— start Data excerpt —

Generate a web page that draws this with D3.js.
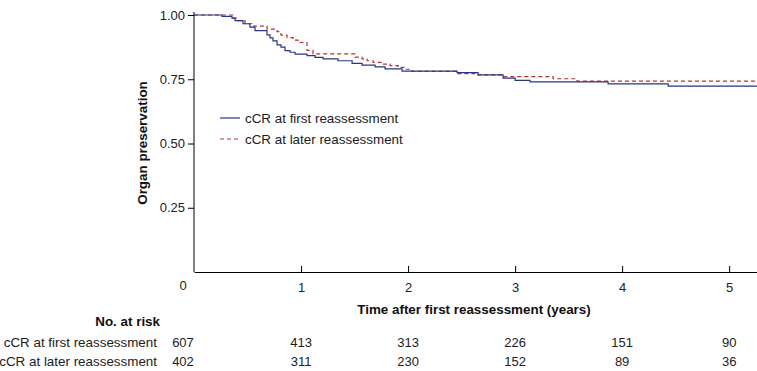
<!DOCTYPE html>
<html>
<head>
<meta charset="utf-8">
<script src="https://cdn.jsdelivr.net/npm/d3@7"></script>
<style>
  body { margin: 0; background: #fff; }
  svg { display: block; font-family: "Liberation Sans", Arial, sans-serif; }
</style>
</head>
<body>
<svg id="chart" width="757" height="371"></svg>
<script>
// ---- Data ----
const seriesNames = ["cCR at first reassessment", "cCR at later reassessment"];
const firstTimes = [0, 0.262, 0.355, 0.383, 0.458, 0.523, 0.570, 0.682, 0.710, 0.738, 0.776, 0.813, 0.850, 0.897, 0.944, 1.056, 1.131, 1.206, 1.346, 1.477, 1.570, 1.692, 1.785, 1.944, 2.458, 2.654, 2.888, 3.000, 3.140, 3.869, 4.430];
const firstSurv  = [1.000, 0.995, 0.988, 0.978, 0.966, 0.953, 0.939, 0.923, 0.911, 0.899, 0.884, 0.875, 0.861, 0.855, 0.848, 0.842, 0.835, 0.829, 0.822, 0.812, 0.805, 0.798, 0.790, 0.782, 0.776, 0.767, 0.754, 0.746, 0.740, 0.732, 0.723];
const laterTimes = [0, 0.364, 0.411, 0.477, 0.542, 0.682, 0.776, 0.813, 0.869, 0.925, 0.972, 1.056, 1.112, 1.505, 1.570, 1.617, 1.673, 1.757, 1.832, 1.907, 1.972, 2.037, 2.458, 2.654, 2.888, 3.355, 3.579];
const laterSurv  = [1.000, 0.988, 0.978, 0.966, 0.957, 0.945, 0.935, 0.922, 0.912, 0.902, 0.893, 0.862, 0.849, 0.836, 0.829, 0.822, 0.816, 0.809, 0.803, 0.796, 0.789, 0.781, 0.772, 0.767, 0.760, 0.752, 0.743];
const xTicks = [1, 2, 3, 4, 5];
const yTicks = [0.25, 0.50, 0.75, 1.00];
const riskTimes = [0, 1, 2, 3, 4, 5];
const riskFirst = [607, 413, 313, 226, 151, 90];
const riskLater = [402, 311, 230, 152, 89, 36];
const tMax = 5.26;

// ---- Layout ----
const svg = d3.select("#chart");
const x = d3.scaleLinear().domain([0, tMax]).range([194, 757]);
const y = d3.scaleLinear().domain([0, 1]).range([272, 15]);
const colors = ["#2b3589", "#b8352c"];
const FS = 13.4, NFS = 13;

function stepPoints(times, surv) {
  const pts = times.map((t, i) => [t, surv[i]]);
  pts.push([tMax, surv[surv.length - 1]]);
  return pts;
}
const line = d3.line().x(d => x(d[0])).y(d => y(d[1])).curve(d3.curveStepAfter);

// Curves
svg.append("path").datum(stepPoints(laterTimes, laterSurv))
  .attr("d", line).attr("fill", "none").attr("stroke", colors[1])
  .attr("stroke-width", 1.2).attr("stroke-dasharray", "4,3");
svg.append("path").datum(stepPoints(firstTimes, firstSurv))
  .attr("d", line).attr("fill", "none").attr("stroke", colors[0])
  .attr("stroke-width", 1.2);

// Y axis (outer ticks)
const yAxis = d3.axisLeft(y).tickValues(yTicks).tickFormat(d3.format(".2f")).tickSize(6).tickPadding(3);
const gy = svg.append("g").attr("transform", "translate(194,0)").call(yAxis);
gy.select(".domain").attr("d", `M0,${y(1)-3}V${y(0)}`).attr("stroke", "#000");
gy.selectAll("text").attr("font-size", NFS).attr("fill", "#222").attr("font-family", "Liberation Sans, Arial, sans-serif");

// X axis (inner ticks)
const xAxis = d3.axisBottom(x).tickValues(xTicks).tickFormat(d3.format("d")).tickSizeInner(-6).tickSizeOuter(0).tickPadding(11);
const gx = svg.append("g").attr("transform", "translate(0,272)").call(xAxis);
gx.select(".domain").attr("stroke", "#000");
gx.selectAll("text").attr("font-size", NFS).attr("fill", "#222").attr("font-family", "Liberation Sans, Arial, sans-serif");

// Origin label
svg.append("text").attr("x", x(0) - 11).attr("y", 290).attr("text-anchor", "middle")
  .attr("font-size", NFS).attr("fill", "#222").text("0");

// Axis titles
svg.append("text").attr("transform", "translate(147,143) rotate(-90)")
  .attr("text-anchor", "middle").attr("font-size", FS).attr("font-weight", "bold").attr("fill", "#111")
  .text("Organ preservation");
svg.append("text").attr("x", 474).attr("y", 314).attr("text-anchor", "middle")
  .attr("font-size", FS).attr("font-weight", "bold").attr("fill", "#111")
  .text("Time after first reassessment (years)");

// Legend
const legendY = [118, 139];
seriesNames.forEach((name, i) => {
  svg.append("line").attr("x1", 220).attr("x2", 240).attr("y1", legendY[i]).attr("y2", legendY[i])
    .attr("stroke", colors[i]).attr("stroke-width", 1.2)
    .attr("stroke-dasharray", i === 1 ? "4,3" : null);
  svg.append("text").attr("x", 245).attr("y", legendY[i] + 4.8)
    .attr("font-size", FS).attr("fill", "#222").text(name);
});

// Risk table
svg.append("text").attr("x", 160).attr("y", 326).attr("text-anchor", "end")
  .attr("font-size", FS).attr("font-weight", "bold").attr("fill", "#111").text("No. at risk");
const rowY = [347, 366];
[riskFirst, riskLater].forEach((row, r) => {
  svg.append("text").attr("x", 157).attr("y", rowY[r]).attr("text-anchor", "end")
    .attr("font-size", FS).attr("fill", "#222").text(seriesNames[r]);
  row.forEach((v, i) => {
    const cx = riskTimes[i] === 0 ? x(0) - 11 : x(riskTimes[i]);
    svg.append("text").attr("x", cx).attr("y", rowY[r]).attr("text-anchor", "middle")
      .attr("font-size", NFS).attr("fill", "#222").text(v);
  });
});
</script>
</body>
</html>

— end Data excerpt —

**Exercise description:**
Emit the lines of the material exactly, from its first line to the line containing "const line = d3.line().x(d", inclusive; leave every picture out.

**Task solution:**
Generate a web page that draws this with D3.js.
<!DOCTYPE html>
<html>
<head>
<meta charset="utf-8">
<script src="https://cdn.jsdelivr.net/npm/d3@7"></script>
<style>
  body { margin: 0; background: #fff; }
  svg { display: block; font-family: "Liberation Sans", Arial, sans-serif; }
</style>
</head>
<body>
<svg id="chart" width="757" height="371"></svg>
<script>
// ---- Data ----
const seriesNames = ["cCR at first reassessment", "cCR at later reassessment"];
const firstTimes = [0, 0.262, 0.355, 0.383, 0.458, 0.523, 0.570, 0.682, 0.710, 0.738, 0.776, 0.813, 0.850, 0.897, 0.944, 1.056, 1.131, 1.206, 1.346, 1.477, 1.570, 1.692, 1.785, 1.944, 2.458, 2.654, 2.888, 3.000, 3.140, 3.869, 4.430];
const firstSurv  = [1.000, 0.995, 0.988, 0.978, 0.966, 0.953, 0.939, 0.923, 0.911, 0.899, 0.884, 0.875, 0.861, 0.855, 0.848, 0.842, 0.835, 0.829, 0.822, 0.812, 0.805, 0.798, 0.790, 0.782, 0.776, 0.767, 0.754, 0.746, 0.740, 0.732, 0.723];
const laterTimes = [0, 0.364, 0.411, 0.477, 0.542, 0.682, 0.776, 0.813, 0.869, 0.925, 0.972, 1.056, 1.112, 1.505, 1.570, 1.617, 1.673, 1.757, 1.832, 1.907, 1.972, 2.037, 2.458, 2.654, 2.888, 3.355, 3.579];
const laterSurv  = [1.000, 0.988, 0.978, 0.966, 0.957, 0.945, 0.935, 0.922, 0.912, 0.902, 0.893, 0.862, 0.849, 0.836, 0.829, 0.822, 0.816, 0.809, 0.803, 0.796, 0.789, 0.781, 0.772, 0.767, 0.760, 0.752, 0.743];
const xTicks = [1, 2, 3, 4, 5];
const yTicks = [0.25, 0.50, 0.75, 1.00];
const riskTimes = [0, 1, 2, 3, 4, 5];
const riskFirst = [607, 413, 313, 226, 151, 90];
const riskLater = [402, 311, 230, 152, 89, 36];
const tMax = 5.26;

// ---- Layout ----
const svg = d3.select("#chart");
const x = d3.scaleLinear().domain([0, tMax]).range([194, 757]);
const y = d3.scaleLinear().domain([0, 1]).range([272, 15]);
const colors = ["#2b3589", "#b8352c"];
const FS = 13.4, NFS = 13;

function stepPoints(times, surv) {
  const pts = times.map((t, i) => [t, surv[i]]);
  pts.push([tMax, surv[surv.length - 1]]);
  return pts;
}
const line = d3.line().x(d => x(d[0])).y(d => y(d[1])).curve(d3.curveStepAfter);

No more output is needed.